* Dataset rows:
+---+

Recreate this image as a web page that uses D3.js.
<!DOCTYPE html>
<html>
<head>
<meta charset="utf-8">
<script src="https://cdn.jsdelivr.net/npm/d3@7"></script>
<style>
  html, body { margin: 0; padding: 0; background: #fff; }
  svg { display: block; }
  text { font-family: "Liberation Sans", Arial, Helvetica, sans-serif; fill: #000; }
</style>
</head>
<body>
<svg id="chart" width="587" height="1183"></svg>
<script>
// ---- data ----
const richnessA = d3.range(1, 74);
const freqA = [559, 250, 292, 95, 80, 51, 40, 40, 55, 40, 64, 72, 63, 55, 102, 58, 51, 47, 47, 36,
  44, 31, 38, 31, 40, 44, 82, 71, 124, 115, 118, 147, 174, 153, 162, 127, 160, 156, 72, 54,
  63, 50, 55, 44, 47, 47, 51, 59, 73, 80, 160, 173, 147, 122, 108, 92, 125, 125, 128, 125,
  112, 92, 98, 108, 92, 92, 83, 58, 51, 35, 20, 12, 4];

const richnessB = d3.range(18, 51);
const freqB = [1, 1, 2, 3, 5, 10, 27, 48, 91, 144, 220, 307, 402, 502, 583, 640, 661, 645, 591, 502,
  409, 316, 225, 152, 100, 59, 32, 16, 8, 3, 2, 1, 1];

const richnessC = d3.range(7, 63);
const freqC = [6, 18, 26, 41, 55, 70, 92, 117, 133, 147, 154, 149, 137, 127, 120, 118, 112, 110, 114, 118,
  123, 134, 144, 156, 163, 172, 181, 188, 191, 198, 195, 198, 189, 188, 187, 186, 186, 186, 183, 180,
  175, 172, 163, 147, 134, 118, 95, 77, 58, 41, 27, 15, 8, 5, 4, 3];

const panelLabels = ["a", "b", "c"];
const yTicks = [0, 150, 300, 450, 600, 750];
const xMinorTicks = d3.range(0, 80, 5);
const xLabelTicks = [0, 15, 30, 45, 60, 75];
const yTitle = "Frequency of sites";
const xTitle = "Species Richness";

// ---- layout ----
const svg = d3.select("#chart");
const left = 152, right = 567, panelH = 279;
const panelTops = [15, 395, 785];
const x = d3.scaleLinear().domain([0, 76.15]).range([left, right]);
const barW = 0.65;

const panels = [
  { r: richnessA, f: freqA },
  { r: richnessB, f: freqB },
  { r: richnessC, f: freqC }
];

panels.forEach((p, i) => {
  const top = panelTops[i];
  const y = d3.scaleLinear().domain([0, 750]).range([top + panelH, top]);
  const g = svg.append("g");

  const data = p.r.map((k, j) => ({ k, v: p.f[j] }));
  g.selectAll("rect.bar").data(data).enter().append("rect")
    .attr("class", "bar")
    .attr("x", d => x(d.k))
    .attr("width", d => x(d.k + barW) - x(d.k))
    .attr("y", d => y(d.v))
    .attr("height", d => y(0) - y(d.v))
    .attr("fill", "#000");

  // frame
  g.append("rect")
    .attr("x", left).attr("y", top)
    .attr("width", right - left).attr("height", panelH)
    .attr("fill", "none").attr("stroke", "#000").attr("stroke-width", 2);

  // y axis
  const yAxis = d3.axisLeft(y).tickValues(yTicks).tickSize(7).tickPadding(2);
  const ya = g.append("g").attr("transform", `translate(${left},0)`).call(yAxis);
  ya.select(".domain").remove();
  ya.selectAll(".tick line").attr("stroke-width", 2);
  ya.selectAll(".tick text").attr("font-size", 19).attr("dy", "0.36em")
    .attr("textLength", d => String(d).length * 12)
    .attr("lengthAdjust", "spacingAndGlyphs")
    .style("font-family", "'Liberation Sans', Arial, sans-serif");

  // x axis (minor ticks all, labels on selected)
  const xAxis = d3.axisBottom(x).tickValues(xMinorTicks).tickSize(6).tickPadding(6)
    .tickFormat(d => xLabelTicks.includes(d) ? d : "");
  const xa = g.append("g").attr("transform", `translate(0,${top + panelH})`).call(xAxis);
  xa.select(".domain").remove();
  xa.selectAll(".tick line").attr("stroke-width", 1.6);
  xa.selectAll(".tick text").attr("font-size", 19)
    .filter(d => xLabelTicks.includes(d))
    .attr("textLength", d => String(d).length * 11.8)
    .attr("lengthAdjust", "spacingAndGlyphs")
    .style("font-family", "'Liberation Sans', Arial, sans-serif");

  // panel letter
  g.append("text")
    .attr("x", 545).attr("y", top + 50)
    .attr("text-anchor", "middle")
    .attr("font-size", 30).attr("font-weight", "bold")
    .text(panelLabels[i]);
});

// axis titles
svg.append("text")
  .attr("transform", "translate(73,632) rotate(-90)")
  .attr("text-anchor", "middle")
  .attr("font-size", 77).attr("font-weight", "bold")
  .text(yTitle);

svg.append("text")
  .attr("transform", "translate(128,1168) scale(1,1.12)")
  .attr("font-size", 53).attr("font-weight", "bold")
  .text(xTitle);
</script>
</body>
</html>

+---+

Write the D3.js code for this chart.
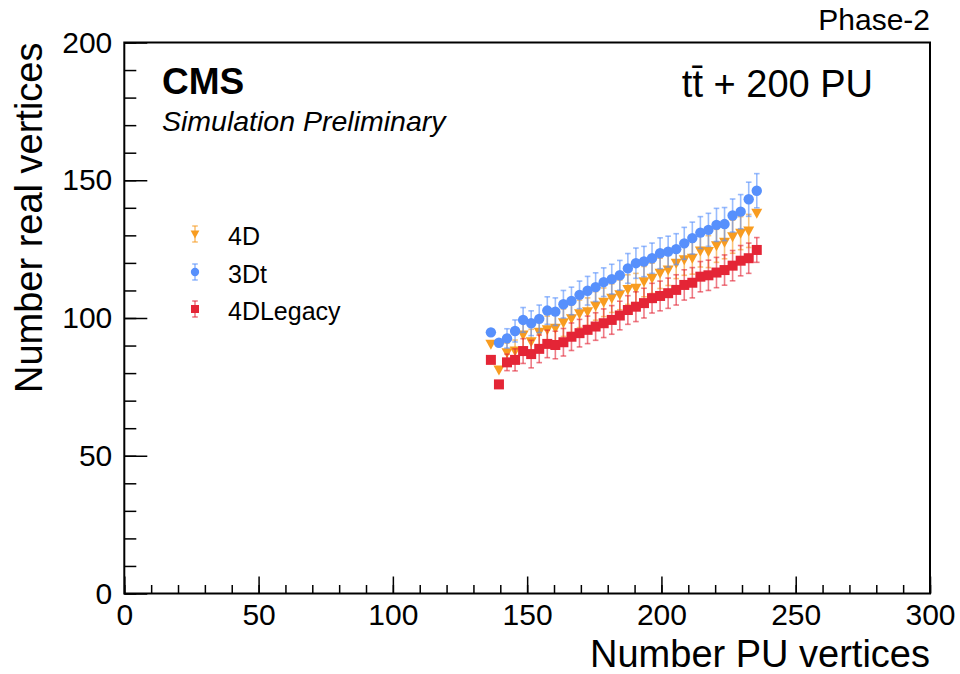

+---+

* What is being asked: Your output shall consist solely of the lines from the line with "Recreate this image" to the line with "15, 8, 5, 4, 3];", reproduced exactly, both ends included.

* Task output:
Recreate this image as a web page that uses D3.js.
<!DOCTYPE html>
<html>
<head>
<meta charset="utf-8">
<script src="https://cdn.jsdelivr.net/npm/d3@7"></script>
<style>
  html, body { margin: 0; padding: 0; background: #fff; }
  svg { display: block; }
  text { font-family: "Liberation Sans", Arial, Helvetica, sans-serif; fill: #000; }
</style>
</head>
<body>
<svg id="chart" width="587" height="1183"></svg>
<script>
// ---- data ----
const richnessA = d3.range(1, 74);
const freqA = [559, 250, 292, 95, 80, 51, 40, 40, 55, 40, 64, 72, 63, 55, 102, 58, 51, 47, 47, 36,
  44, 31, 38, 31, 40, 44, 82, 71, 124, 115, 118, 147, 174, 153, 162, 127, 160, 156, 72, 54,
  63, 50, 55, 44, 47, 47, 51, 59, 73, 80, 160, 173, 147, 122, 108, 92, 125, 125, 128, 125,
  112, 92, 98, 108, 92, 92, 83, 58, 51, 35, 20, 12, 4];

const richnessB = d3.range(18, 51);
const freqB = [1, 1, 2, 3, 5, 10, 27, 48, 91, 144, 220, 307, 402, 502, 583, 640, 661, 645, 591, 502,
  409, 316, 225, 152, 100, 59, 32, 16, 8, 3, 2, 1, 1];

const richnessC = d3.range(7, 63);
const freqC = [6, 18, 26, 41, 55, 70, 92, 117, 133, 147, 154, 149, 137, 127, 120, 118, 112, 110, 114, 118,
  123, 134, 144, 156, 163, 172, 181, 188, 191, 198, 195, 198, 189, 188, 187, 186, 186, 186, 183, 180,
  175, 172, 163, 147, 134, 118, 95, 77, 58, 41, 27, 15, 8, 5, 4, 3];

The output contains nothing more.